┌─ Dataset content
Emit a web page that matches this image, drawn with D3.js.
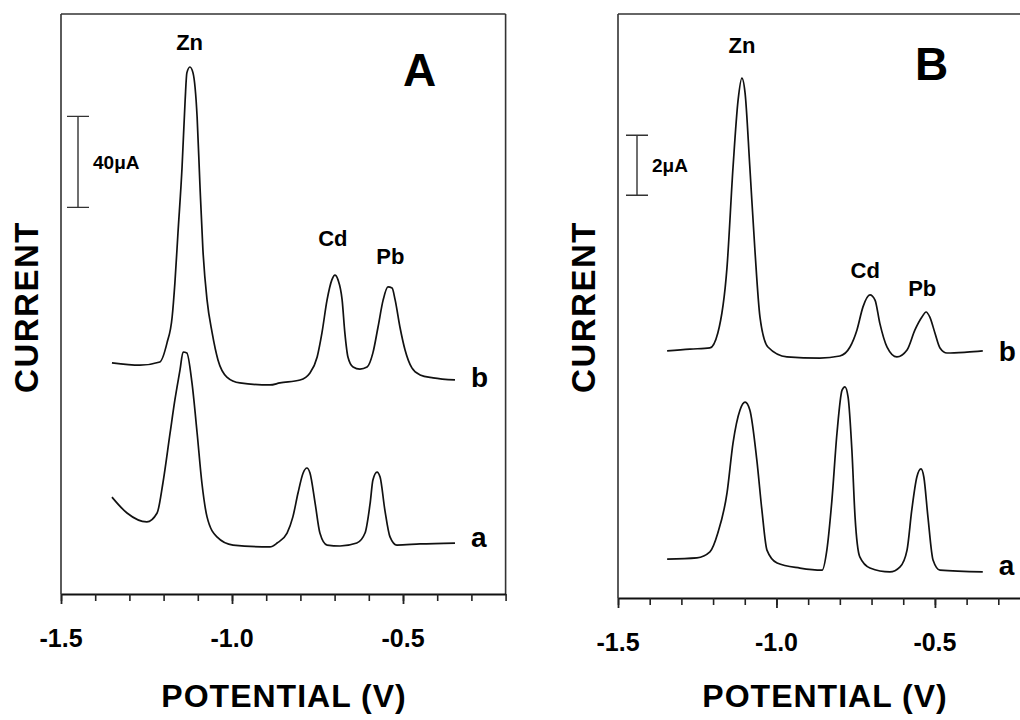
<!DOCTYPE html>
<html>
<head>
<meta charset="utf-8">
<script src="https://cdn.jsdelivr.net/npm/d3@7"></script>
<style>
  body { margin: 0; background: #fff; }
  svg { display: block; font-family: "Liberation Sans", Arial, sans-serif; }
</style>
</head>
<body>
<svg width="1020" height="720"></svg>
<script>
// stripping voltammograms, potential in V, current in uA (as drawn, offsets included)

// panel A, trace b (upper)
var vAb = [-1.351, -1.269, -1.211, -1.190, -1.175, -1.167, -1.158, -1.146, -1.137, -1.132, -1.123, -1.114, -1.102, -1.094, -1.085, -1.073, -1.058, -1.041, -1.015, -0.977, -0.889, -0.860, -0.801, -0.772, -0.751, -0.737, -0.722, -0.708, -0.699, -0.690, -0.678, -0.670, -0.661, -0.646, -0.626, -0.605, -0.588, -0.573, -0.558, -0.544, -0.532, -0.523, -0.509, -0.494, -0.474, -0.450, -0.412, -0.348];
var iAb = [101.6, 100.6, 102.0, 110.4, 121.8, 136.7, 158.7, 187.7, 217.2, 229.1, 231.7, 229.1, 209.7, 180.7, 151.2, 129.3, 114.8, 102.9, 95.4, 92.8, 91.9, 92.8, 94.1, 97.2, 104.2, 114.8, 129.3, 138.1, 140.2, 138.1, 129.3, 114.8, 104.2, 99.8, 98.9, 99.8, 106.0, 117.4, 129.3, 135.0, 134.5, 129.3, 117.4, 107.3, 99.4, 96.3, 95.0, 94.1];

// panel A, trace a (lower)
var vAa = [-1.351, -1.307, -1.249, -1.219, -1.202, -1.181, -1.167, -1.152, -1.143, -1.132, -1.117, -1.102, -1.088, -1.073, -1.044, -0.997, -0.889, -0.868, -0.839, -0.822, -0.807, -0.792, -0.781, -0.772, -0.757, -0.743, -0.722, -0.684, -0.635, -0.611, -0.596, -0.588, -0.576, -0.567, -0.553, -0.538, -0.518, -0.450, -0.348];
var iAa = [42.6, 35.6, 31.7, 35.6, 48.8, 70.8, 85.3, 98.5, 106.4, 106.0, 92.8, 70.8, 48.8, 33.9, 25.1, 21.5, 20.7, 22.4, 26.8, 33.9, 44.4, 53.2, 55.4, 53.2, 40.0, 26.8, 21.5, 21.1, 22.4, 26.8, 40.0, 50.1, 53.6, 51.4, 36.9, 25.1, 21.5, 22.0, 22.4];

// panel B, trace b (upper)
var vBb = [-1.345, -1.273, -1.210, -1.185, -1.156, -1.137, -1.121, -1.109, -1.099, -1.084, -1.068, -1.052, -1.027, -0.967, -0.863, -0.800, -0.768, -0.746, -0.727, -0.705, -0.689, -0.674, -0.651, -0.620, -0.588, -0.563, -0.541, -0.528, -0.516, -0.500, -0.484, -0.462, -0.399, -0.349];
var iBb = [8.25, 8.31, 8.35, 8.85, 11.05, 14.39, 16.63, 17.36, 16.86, 14.39, 11.62, 9.38, 8.38, 8.05, 8.01, 8.08, 8.38, 8.95, 9.72, 10.12, 9.95, 9.18, 8.38, 8.05, 8.28, 8.95, 9.38, 9.55, 9.38, 8.85, 8.35, 8.18, 8.21, 8.25];

// panel B, trace a (lower)
var vBa = [-1.345, -1.251, -1.210, -1.185, -1.156, -1.137, -1.115, -1.099, -1.084, -1.062, -1.046, -1.030, -0.998, -0.926, -0.856, -0.841, -0.825, -0.809, -0.793, -0.784, -0.774, -0.762, -0.752, -0.737, -0.705, -0.642, -0.610, -0.588, -0.573, -0.557, -0.544, -0.535, -0.522, -0.506, -0.484, -0.349];
var iBa = [1.30, 1.34, 1.54, 2.17, 3.51, 5.18, 6.28, 6.54, 6.28, 4.61, 2.94, 1.60, 1.17, 1.00, 0.93, 1.60, 3.27, 5.51, 6.94, 7.05, 6.71, 4.94, 2.70, 1.37, 1.00, 0.87, 1.04, 1.60, 2.94, 4.04, 4.31, 4.04, 2.70, 1.27, 0.93, 0.87];

// axis ticks
var minorTicks = [-1.5, -1.4, -1.3, -1.2, -1.1, -1.0, -0.9, -0.8, -0.7, -0.6, -0.5, -0.4, -0.3, -0.2];
var majorTicks = [-1.5, -1.0, -0.5];
var majorLabels = ["-1.5", "-1.0", "-0.5"];

// peak labels: [name, potential, current]
var peaksA = [["Zn", -1.124, 239], ["Cd", -0.705, 153], ["Pb", -0.537, 145]];
var peaksB = [["Zn", -1.109, 18.2], ["Cd", -0.72, 10.7], ["Pb", -0.54, 10.1]];

var svg = d3.select("svg");

function drawPanel(p) {
  var x = d3.scaleLinear().domain([-1.5, -0.2]).range([p.left, p.right]);
  var y = d3.scaleLinear().domain([0, p.ymax]).range([p.bottom, p.top]);
  var g = svg.append("g");

  // frame
  g.append("line").attr("x1", p.left).attr("x2", p.left).attr("y1", p.top).attr("y2", p.bottom)
    .attr("stroke", "#333").attr("stroke-width", 1.6);
  g.append("line").attr("x1", p.left).attr("x2", p.right).attr("y1", p.top).attr("y2", p.top)
    .attr("stroke", "#333").attr("stroke-width", 1.6);
  if (p.boxRight) {
    g.append("line").attr("x1", p.right).attr("x2", p.right).attr("y1", p.top).attr("y2", p.bottom)
      .attr("stroke", "#333").attr("stroke-width", 1.6);
  }

  // bottom axis: minor ticks, then longer major ticks
  g.append("g").attr("transform", "translate(0," + p.bottom + ")")
    .call(d3.axisBottom(x).tickValues(minorTicks).tickSize(7).tickSizeOuter(0).tickFormat(""))
    .call(function(a) {
      a.select(".domain").attr("stroke", "#111").attr("stroke-width", 2);
      a.selectAll(".tick line").attr("stroke", "#222").attr("stroke-width", 1.6);
    });
  g.append("g").attr("transform", "translate(0," + p.bottom + ")")
    .call(d3.axisBottom(x).tickValues(majorTicks).tickSize(10).tickFormat(""))
    .call(function(a) {
      a.select(".domain").remove();
      a.selectAll(".tick line").attr("stroke", "#222").attr("stroke-width", 1.8);
    });

  g.selectAll(".tlab").data(majorTicks).enter().append("text")
    .attr("x", function(d) { return x(d); })
    .attr("y", p.bottom + 53)
    .attr("text-anchor", "middle")
    .attr("font-size", 25).attr("font-weight", "bold")
    .text(function(d, i) { return majorLabels[i]; });

  // axis titles
  g.append("text")
    .attr("x", p.xtitleX).attr("y", 707)
    .attr("text-anchor", "middle").attr("font-size", 32).attr("font-weight", "bold")
    .attr("letter-spacing", 1)
    .text("POTENTIAL (V)");
  g.append("text")
    .attr("transform", "translate(" + (p.left - p.ytitleGap) + ",307) rotate(-90)")
    .attr("text-anchor", "middle").attr("font-size", 33).attr("font-weight", "bold")
    .attr("letter-spacing", 1.5)
    .text("CURRENT");

  // panel letter
  g.append("text").attr("x", p.letterX).attr("y", p.letterY)
    .attr("font-size", 46).attr("font-weight", "bold").text(p.letter);

  // scale bar
  var sb = d3.line();
  var bx = p.barX, y0 = y(p.barBase), y1 = y(p.barBase + p.barVal);
  g.append("path").attr("d", sb([[bx - 11, y1], [bx + 11, y1]]) + sb([[bx, y1], [bx, y0]]) + sb([[bx - 11, y0], [bx + 11, y0]]))
    .attr("stroke", "#333").attr("stroke-width", 1.4).attr("fill", "none");
  g.append("text").attr("x", bx + 15).attr("y", (y0 + y1) / 2 + 7)
    .attr("font-size", 19).attr("font-weight", "bold").text(p.barVal + "\u03bcA");

  // traces
  var line = d3.line()
    .x(function(d) { return x(d[0]); })
    .y(function(d) { return y(d[1]); })
    .curve(d3.curveMonotoneX);
  p.traces.forEach(function(t) {
    var pts = t.v.map(function(v, i) { return [v, t.i[i]]; });
    g.append("path").datum(pts).attr("d", line)
      .attr("fill", "none").attr("stroke", "#111").attr("stroke-width", 1.7)
      .attr("stroke-linejoin", "round");
    var last = pts[pts.length - 1];
    g.append("text").attr("x", x(last[0]) + 16).attr("y", t.labelY)
      .attr("font-size", 28).attr("font-weight", "bold").text(t.name);
  });

  // peak labels
  g.selectAll(".pk").data(p.peaks).enter().append("text")
    .attr("x", function(d) { return x(d[1]); })
    .attr("y", function(d) { return y(d[2]); })
    .attr("text-anchor", "middle").attr("font-size", 22).attr("font-weight", "bold")
    .text(function(d) { return d[0]; });
}

drawPanel({
  left: 61, right: 505.6, top: 14, bottom: 594, ymax: 255, boxRight: true,
  xtitleX: 284, ytitleGap: 23, letter: "A", letterX: 403, letterY: 86,
  barX: 78, barBase: 170, barVal: 40,
  peaks: peaksA,
  traces: [{ v: vAb, i: iAb, name: "b", labelY: 387 }, { v: vAa, i: iAa, name: "a", labelY: 547 }]
});

drawPanel({
  left: 618, right: 1030, top: 14, bottom: 598, ymax: 19.5, boxRight: false,
  xtitleX: 825, ytitleGap: 23, letter: "B", letterX: 915, letterY: 80,
  barX: 637, barBase: 13.45, barVal: 2,
  peaks: peaksB,
  traces: [{ v: vBb, i: iBb, name: "b", labelY: 361 }, { v: vBa, i: iBa, name: "a", labelY: 575 }]
});
</script>
</body>
</html>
└─
# [Short exercise]
Your task is to reproduce exactly the lines from the start of the data above through the line containing "drawn, offsets included)", leaving every picture out.

# [Result]
Emit a web page that matches this image, drawn with D3.js.
<!DOCTYPE html>
<html>
<head>
<meta charset="utf-8">
<script src="https://cdn.jsdelivr.net/npm/d3@7"></script>
<style>
  body { margin: 0; background: #fff; }
  svg { display: block; font-family: "Liberation Sans", Arial, sans-serif; }
</style>
</head>
<body>
<svg width="1020" height="720"></svg>
<script>
// stripping voltammograms, potential in V, current in uA (as drawn, offsets included)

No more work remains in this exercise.